The point is that no one should hire an intern or a junior because they think it will improve their team's productivity. You hire interns and juniors because there's a causal link between "I hired an intern and spent money training them" and "they joined my company full time and a year later are now productive, contributing members of the team". It's an investment in the future, not a productivity boost today.

There is no causal link between "I aggressively adopted Claude Code in 2025" and "Claude Code in 2026 functions as a full software engineer without babysitting". If I sit around and wait a year without adopting Claude Code that will have no measurable impact on Claude Code's 2026 performance, so why would I adopt it now if it's still at intern- or junior-level skill?

If we accept that Claude is a junior-level contribution then the rational move is to wait and watch for now and only adopt it in earnest if and when it uplevels.

steveBK123|9 months ago

Precisely - AI getting better or not has nothing to do with my burning cycles using it. My juniors do improve based on my effort. I can free ride on AI getting good enough later (wait) whereas I cannot with my own team of juniors.

> 1 technical founder and a team of contract labor, trying to build that first MVP or cranking out early features in a huge rush

Having worked in environments with a large number of junior contractors... this is generally a recipe for a lot of effort with resulting output that neither works technically nor actually delivers features.

PeterStuer|9 months ago

"hired an intern and spent money training them" and "they joined my company full time and a year later are now productive"

Why would I do that if I can have sombody else pay for the training then poach them when they are ready?

skydhash|9 months ago

> Also, there's a decently large subset of small startups where there's 1 technical founder and a team of contract labor, trying to build that first MVP or cranking out early features in a huge rush to stay alive, where yeah, cheap unlimited interns might actually be meaningfully useful or economically more attractive than whatever they're doing now

That's when experienced developers are a huge plus. They know how to cut corners in a way that will not hurt that much in the long term. It's more often intern level that are proposing stuff like next.js, kubernetes, cloud-native,... that will grind you to a halt once the first bugs appear.
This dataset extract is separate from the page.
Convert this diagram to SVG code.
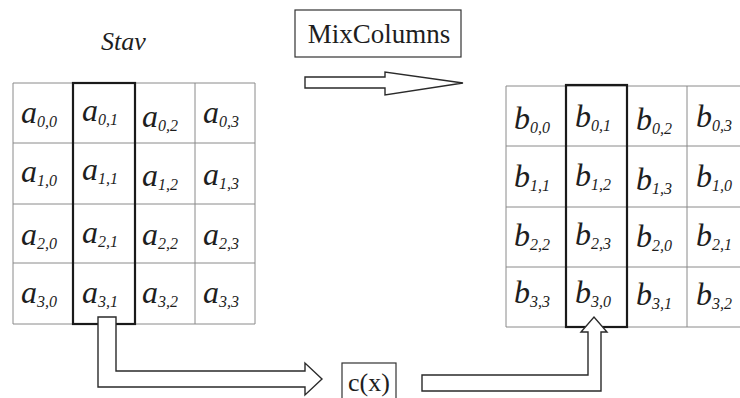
<svg xmlns="http://www.w3.org/2000/svg" width="740" height="398" viewBox="0 0 740 398">
  <style>
    .grid { fill: none; stroke: #8a8a8a; stroke-width: 1; }
    .col { fill: none; stroke: #1a1a1a; stroke-width: 2.2; }
    .box { fill: #ffffff; stroke: #333333; stroke-width: 1.2; }
    .arrow { fill: #ffffff; stroke: #2a2a2a; stroke-width: 1.4; stroke-linejoin: miter; }
    .cell { font-family: "Liberation Serif", "Times New Roman", serif; font-style: italic; font-size: 32px; fill: #1e1e1e; }
    .sub { font-size: 16px; }
    .label { font-family: "Liberation Serif", "Times New Roman", serif; fill: #1e1e1e; }
  </style>
  <rect width="740" height="398" fill="#ffffff"/>

  <!-- state title -->
  <g id="stav-title">
    <text class="label" x="101" y="50" font-size="26" font-style="italic">Stav</text>
  </g>

  <!-- input state matrix a -->
  <g id="state-a">
    <path class="grid" d="M13,83 H255 V324 H13 Z M73,83 V324 M135,83 V324 M195,83 V324 M13,143 H255 M13,204 H255 M13,263 H255"/>
    <rect class="col" x="73" y="83" width="62" height="241"/>
    <text class="cell" x="21" y="123">a<tspan class="sub" dy="4">0,0</tspan></text>
    <text class="cell" x="82" y="121">a<tspan class="sub" dy="4">0,1</tspan></text>
    <text class="cell" x="142" y="127">a<tspan class="sub" dy="4">0,2</tspan></text>
    <text class="cell" x="203" y="123">a<tspan class="sub" dy="4">0,3</tspan></text>
    <text class="cell" x="21" y="182">a<tspan class="sub" dy="4">1,0</tspan></text>
    <text class="cell" x="82" y="180">a<tspan class="sub" dy="4">1,1</tspan></text>
    <text class="cell" x="142" y="186">a<tspan class="sub" dy="4">1,2</tspan></text>
    <text class="cell" x="203" y="185">a<tspan class="sub" dy="4">1,3</tspan></text>
    <text class="cell" x="21" y="245">a<tspan class="sub" dy="4">2,0</tspan></text>
    <text class="cell" x="82" y="243">a<tspan class="sub" dy="4">2,1</tspan></text>
    <text class="cell" x="142" y="245">a<tspan class="sub" dy="4">2,2</tspan></text>
    <text class="cell" x="203" y="245">a<tspan class="sub" dy="4">2,3</tspan></text>
    <text class="cell" x="21" y="303">a<tspan class="sub" dy="4">3,0</tspan></text>
    <text class="cell" x="82" y="303">a<tspan class="sub" dy="4">3,1</tspan></text>
    <text class="cell" x="142" y="303">a<tspan class="sub" dy="4">3,2</tspan></text>
    <text class="cell" x="203" y="303">a<tspan class="sub" dy="4">3,3</tspan></text>
  </g>

  <!-- operation label -->
  <g id="mixcolumns">
    <rect class="box" x="295" y="10" width="166" height="47"/>
    <text class="label" x="379" y="43" font-size="27" text-anchor="middle">MixColumns</text>
  </g>

  <!-- polynomial c(x) -->
  <g id="cx">
    <rect class="box" x="342" y="363" width="54" height="40"/>
    <text class="label" x="369" y="391" font-size="26" text-anchor="middle">c(x)</text>
  </g>

  <!-- output state matrix b -->
  <g id="state-b">
    <path class="grid" d="M506,86 H740 M506,327 H740 M506,86 V327 M566,86 V327 M627,86 V327 M687,86 V327 M506,146 H740 M506,207 H740 M506,267 H740"/>
    <rect class="col" x="566" y="85" width="61" height="242"/>
    <text class="cell" x="514" y="129">b<tspan class="sub" dy="4">0,0</tspan></text>
    <text class="cell" x="575" y="127">b<tspan class="sub" dy="4">0,1</tspan></text>
    <text class="cell" x="636" y="130">b<tspan class="sub" dy="4">0,2</tspan></text>
    <text class="cell" x="696" y="127">b<tspan class="sub" dy="4">0,3</tspan></text>
    <text class="cell" x="514" y="187">b<tspan class="sub" dy="4">1,1</tspan></text>
    <text class="cell" x="575" y="186">b<tspan class="sub" dy="4">1,2</tspan></text>
    <text class="cell" x="636" y="190">b<tspan class="sub" dy="4">1,3</tspan></text>
    <text class="cell" x="696" y="187">b<tspan class="sub" dy="4">1,0</tspan></text>
    <text class="cell" x="514" y="246">b<tspan class="sub" dy="4">2,2</tspan></text>
    <text class="cell" x="575" y="245">b<tspan class="sub" dy="4">2,3</tspan></text>
    <text class="cell" x="636" y="247">b<tspan class="sub" dy="4">2,0</tspan></text>
    <text class="cell" x="696" y="246">b<tspan class="sub" dy="4">2,1</tspan></text>
    <text class="cell" x="514" y="303">b<tspan class="sub" dy="4">3,3</tspan></text>
    <text class="cell" x="575" y="303">b<tspan class="sub" dy="4">3,0</tspan></text>
    <text class="cell" x="636" y="305">b<tspan class="sub" dy="4">3,1</tspan></text>
    <text class="cell" x="696" y="305">b<tspan class="sub" dy="4">3,2</tspan></text>
  </g>

  <!-- hollow block arrows -->
  <g id="connectors">
    <path class="arrow" d="M305,77 H385 V72 L463,83 L385,95 V88 H305 Z"/>
    <path class="arrow" d="M98,317 H116 V371 H305 V363 L322,379 L305,395 V387 H98 Z"/>
    <path class="arrow" d="M422,375 H588 V332 H581 L594,317 L607,332 H601 V391 H422 Z"/>
  </g>
</svg>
A very small team of good engineers will get you much further than any army of intern level coders.

steveBK123|9 months ago

Yeah "actually good engineers" are like a 10:1 ratio with intern/new college hire/junior consultant level.

Not to generalize too much but if you are contracting out to some agency for junior levels, you are generally paying markup on coders who couldn't find better direct hire jobs to start with. At least with mid/senior level you can get into more of a hired-gun deal for someone who is between gigs/working part time/buy a share of their time you couldn't afford full-time.

In fact most junior consultants you are basically paying for the privilege to train other peoples employees who will then be billed at a higher rate back to you when they improve.. if they don't move on otherwise.